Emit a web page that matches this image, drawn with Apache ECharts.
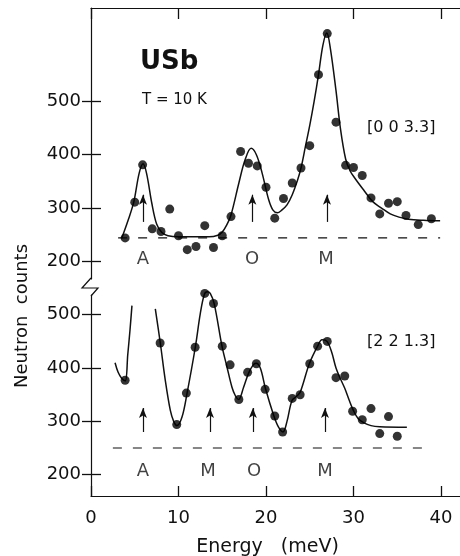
<!DOCTYPE html>
<html>
<head>
<meta charset="utf-8">
<script src="https://cdn.jsdelivr.net/npm/echarts@6/dist/echarts.min.js"></script>
<style>
html,body{margin:0;padding:0;background:#fff;}
#chart{width:460px;height:556px;}
</style>
</head>
<body>
<div id="chart"></div>
<script>
// ---- data ----
const energyTicks = [0, 10, 20, 30, 40];
const countTicks = [200, 300, 400, 500];

// Upper panel [0 0 3.3]
const upperPointsE = [3.9,5.0,5.9,7.0,8.0,9.0,10.0,11.0,12.0,13.0,14.0,15.0,16.0,17.1,18.0,19.0,20.0,21.0,22.0,23.0,24.0,25.0,26.0,27.0,28.0,29.1,30.0,31.0,32.0,33.0,34.0,35.0,36.0,37.4,38.9];
const upperPointsC = [244,311,381,261,256,298,248,222,228,267,226,248,284,406,384,379,339,281,318,347,375,417,550,627,461,380,376,361,319,289,309,312,286,269,280];
const upperCurveE = [3.5,4.3,4.9,5.5,5.95,6.35,6.95,7.5,8.1,8.8,10,12,13.5,14.5,15.0,15.5,16.0,16.9,17.6,18.3,18.9,19.55,20.3,20.8,21.3,21.8,22.4,23.0,23.6,24.0,24.5,25.0,25.5,26.0,26.5,26.95,27.35,28.0,28.5,29.1,29.6,30.2,31.2,32.2,33.2,34.2,35.2,36.3,38.0,39.9];
const upperCurveC = [243,280,312,365,383,365,309,270,254,248,246,246,246,249,255,268,287,347,390,412,400,366,316,296,291,296,306,325,352,375,415,455,500,550,605,628,600,520,450,392,370,355,333,312,300,289,283,279,277,276];
const upperBaseE = [3.1, 39.9];
const upperBaseC = [244, 244];
const upperLabels = ['A', 'O', 'M'];
const upperLabelE = [5.94, 18.4, 26.86];
const upperLabelC = 203;
const upperArrowE = [5.94, 18.44, 26.97];
const upperArrowC = [274, 325];

// Lower panel [2 2 1.3]
const lowerPointsE = [3.9,7.9,9.8,10.9,11.9,13.0,14.0,15.0,15.9,16.9,17.9,18.9,19.9,21.0,21.9,23.0,23.9,25.0,25.9,27.0,28.0,29.0,29.9,31.0,32.0,33.0,34.0,35.0];
const lowerPointsC = [377,447,294,353,439,540,521,441,406,341,392,408,360,310,280,343,350,408,441,450,382,385,319,303,324,277,309,272];
const lowerCurveE = [2.75,3.1,3.5,3.92,4.2,4.45,4.68, 6.0, 7.35,7.92,8.49,9.06,9.45,9.82,10.4,10.97,11.92,12.49,12.95,13.3,13.63,14.09,14.97,15.54,16.11,16.5,16.87,17.44,18.0,18.5,18.85,19.35,19.93,20.88,21.4,21.94,22.4,22.97,23.5,23.92,24.95,25.9,26.4,26.97,27.5,28.0,28.5,29.0,29.5,30.0,30.5,31.2,32.0,33.0,36.1];
const lowerCurveC = [410,392,381,376,425,470,517, null, 511,447,377,321,300,292,308,352,439,502,538,543,540,520,441,402,364,348,341,364,390,405,409,400,362,311,290,280,300,339,347,355,408,441,453,450,430,400,380,362,340,320,306,297,292,290,289];
const lowerBaseE = [2.5, 38.5];
const lowerBaseC = [250, 250];
const lowerLabels = ['A', 'M', 'O', 'M'];
const lowerLabelE = [5.94, 13.37, 18.63, 26.74];
const lowerLabelC = 206;
const lowerArrowE = [5.94, 13.6, 18.5, 26.74];
const lowerArrowC = [280, 325];

// ---- chart ----
const FONT = 'DejaVu Sans';
const INK = '#111';
const X_MAX = 42.4;

function pairs(xs, ys) {
  return xs.map((x, i) => (ys[i] === null ? [x, '-'] : [x, ys[i]]));
}
function arrows(xs, ys) {
  return xs.map(x => [{ coord: [x, ys[0]] }, { coord: [x, ys[1]] }]);
}
function letters(names, xs, y) {
  return names.map((n, i) => ({ name: n, value: [xs[i], y] }));
}

const chart = echarts.init(document.getElementById('chart'), null, { renderer: 'canvas' });

const xBase = {
  type: 'value', min: 0, max: X_MAX, interval: 10,
  splitLine: { show: false },
  axisLine: { show: true, onZero: false, lineStyle: { color: INK, width: 1.2 } }
};
const yLeft = {
  type: 'value', position: 'left',
  splitLine: { show: false },
  axisLine: { show: true, onZero: false, lineStyle: { color: INK, width: 1.2 } },
  axisTick: { show: true, inside: true, length: 10, customValues: countTicks, lineStyle: { color: INK, width: 1.3 } },
  axisLabel: { show: true, customValues: countTicks, margin: 10, color: INK, fontFamily: FONT, fontSize: 18 }
};
const yRight = {
  type: 'value', position: 'right',
  splitLine: { show: false },
  axisLine: { show: false },
  axisTick: { show: true, inside: true, length: 9, customValues: countTicks, lineStyle: { color: INK, width: 1.3 } },
  axisLabel: { show: false }
};

const lineSeries = (xi, yi, data) => ({
  type: 'line', xAxisIndex: xi, yAxisIndex: yi, data: data,
  smooth: 0.35, showSymbol: false, symbol: 'none', connectNulls: false, clip: false,
  lineStyle: { color: INK, width: 1.5 }, silent: true, z: 3
});
const scatterSeries = (xi, yi, data) => ({
  type: 'scatter', xAxisIndex: xi, yAxisIndex: yi, data: data, clip: false,
  symbol: 'circle', symbolSize: 9, itemStyle: { color: '#000' }, silent: true, z: 4
});
const baseSeries = (xi, yi, data) => ({
  type: 'line', xAxisIndex: xi, yAxisIndex: yi, data: data,
  showSymbol: false, symbol: 'none',
  lineStyle: { color: INK, width: 1.1, type: [9, 11] }, silent: true, z: 2
});
const arrowSeries = (xi, yi, data) => ({
  type: 'line', xAxisIndex: xi, yAxisIndex: yi, data: [], silent: true,
  markLine: {
    silent: true, animation: false,
    symbol: ['none', 'arrow'], symbolSize: [6, 10],
    label: { show: false },
    lineStyle: { color: INK, width: 1.2, type: 'solid' },
    emphasis: { disabled: true },
    data: data
  }
});
const letterSeries = (xi, yi, data) => ({
  type: 'scatter', xAxisIndex: xi, yAxisIndex: yi, data: data,
  symbolSize: 1, itemStyle: { color: 'rgba(0,0,0,0)' }, silent: true,
  label: { show: true, position: 'inside', formatter: p => p.name,
           color: INK, textBorderWidth: 0, textBorderColor: 'transparent',
           fontFamily: FONT, fontSize: 18, align: 'center', verticalAlign: 'middle' }
});

const option = {
  animation: false,
  backgroundColor: '#fff',
  grid: [
    { left: 91, top: 8, width: 371, height: 271, outerBoundsMode: 'none' },
    { left: 91, top: 295, width: 371, height: 201, outerBoundsMode: 'none' }
  ],
  xAxis: [
    Object.assign({}, xBase, { gridIndex: 0, position: 'top',
      axisTick: { show: true, inside: true, length: 11, lineStyle: { color: INK, width: 1.3 } },
      axisLabel: { show: false } }),
    Object.assign({}, xBase, {
      gridIndex: 1, position: 'bottom',
      axisTick: { show: true, inside: true, length: 10, lineStyle: { color: INK, width: 1.3 } },
      axisLabel: { show: true, customValues: energyTicks, margin: 13, color: INK, fontFamily: FONT, fontSize: 18 },
      name: 'Energy   (meV)', nameLocation: 'middle', nameGap: 42,
      nameTextStyle: { color: INK, fontFamily: FONT, fontSize: 19, padding: [0, 18, 0, 0] }
    })
  ],
  yAxis: [
    Object.assign({}, yLeft, { gridIndex: 0, min: 167, max: 675 }),
    Object.assign({}, yRight, { gridIndex: 0, min: 167, max: 675 }),
    Object.assign({}, yLeft, { gridIndex: 1, min: 160, max: 537 }),
    Object.assign({}, yRight, { gridIndex: 1, min: 160, max: 537 })
  ],
  series: [
    baseSeries(0, 0, pairs(upperBaseE, upperBaseC)),
    lineSeries(0, 0, pairs(upperCurveE, upperCurveC)),
    scatterSeries(0, 0, pairs(upperPointsE, upperPointsC)),
    arrowSeries(0, 0, arrows(upperArrowE, upperArrowC)),
    letterSeries(0, 0, letters(upperLabels, upperLabelE, upperLabelC)),

    baseSeries(1, 2, pairs(lowerBaseE, lowerBaseC)),
    lineSeries(1, 2, pairs(lowerCurveE, lowerCurveC)),
    scatterSeries(1, 2, pairs(lowerPointsE, lowerPointsC)),
    arrowSeries(1, 2, arrows(lowerArrowE, lowerArrowC)),
    letterSeries(1, 2, letters(lowerLabels, lowerLabelE, lowerLabelC))
  ],
  graphic: [
    { type: 'polyline', silent: true, shape: { points: [[91, 278], [82, 288], [98, 288], [91, 296]] },
      style: { stroke: INK, lineWidth: 1.2, fill: null } },
    { type: 'text', left: 140, top: 49, silent: true,
      style: { text: 'USb', fill: INK, font: 'bold 26px "DejaVu Sans"' } },
    { type: 'text', left: 142, top: 93, silent: true,
      style: { text: 'T = 10 K', fill: INK, font: '15px "DejaVu Sans"' } },
    { type: 'text', left: 367, top: 120, silent: true,
      style: { text: '[0 0 3.3]', fill: INK, font: '16px "DejaVu Sans"' } },
    { type: 'text', left: 367, top: 334, silent: true,
      style: { text: '[2 2 1.3]', fill: INK, font: '16px "DejaVu Sans"' } },
    { type: 'text', x: 22, y: 316, rotation: Math.PI / 2, silent: true,
      style: { text: 'Neutron  counts', fill: INK, font: '18px "DejaVu Sans"', align: 'center', verticalAlign: 'middle' } }
  ]
};
chart.setOption(option);
</script>
</body>
</html>
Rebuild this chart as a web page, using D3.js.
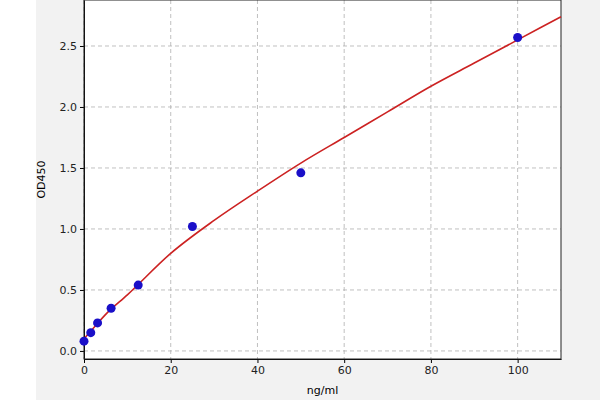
———
# GOAL:
Exactly as written, repeat the lines from the beginning of the entries up to and including the line with "const countTicks = [200, 300, 400, 500];", but not the pictures.

# CORRECT RESULT:
Emit a web page that matches this image, drawn with Apache ECharts.
<!DOCTYPE html>
<html>
<head>
<meta charset="utf-8">
<script src="https://cdn.jsdelivr.net/npm/echarts@6/dist/echarts.min.js"></script>
<style>
html,body{margin:0;padding:0;background:#fff;}
#chart{width:460px;height:556px;}
</style>
</head>
<body>
<div id="chart"></div>
<script>
// ---- data ----
const energyTicks = [0, 10, 20, 30, 40];
const countTicks = [200, 300, 400, 500];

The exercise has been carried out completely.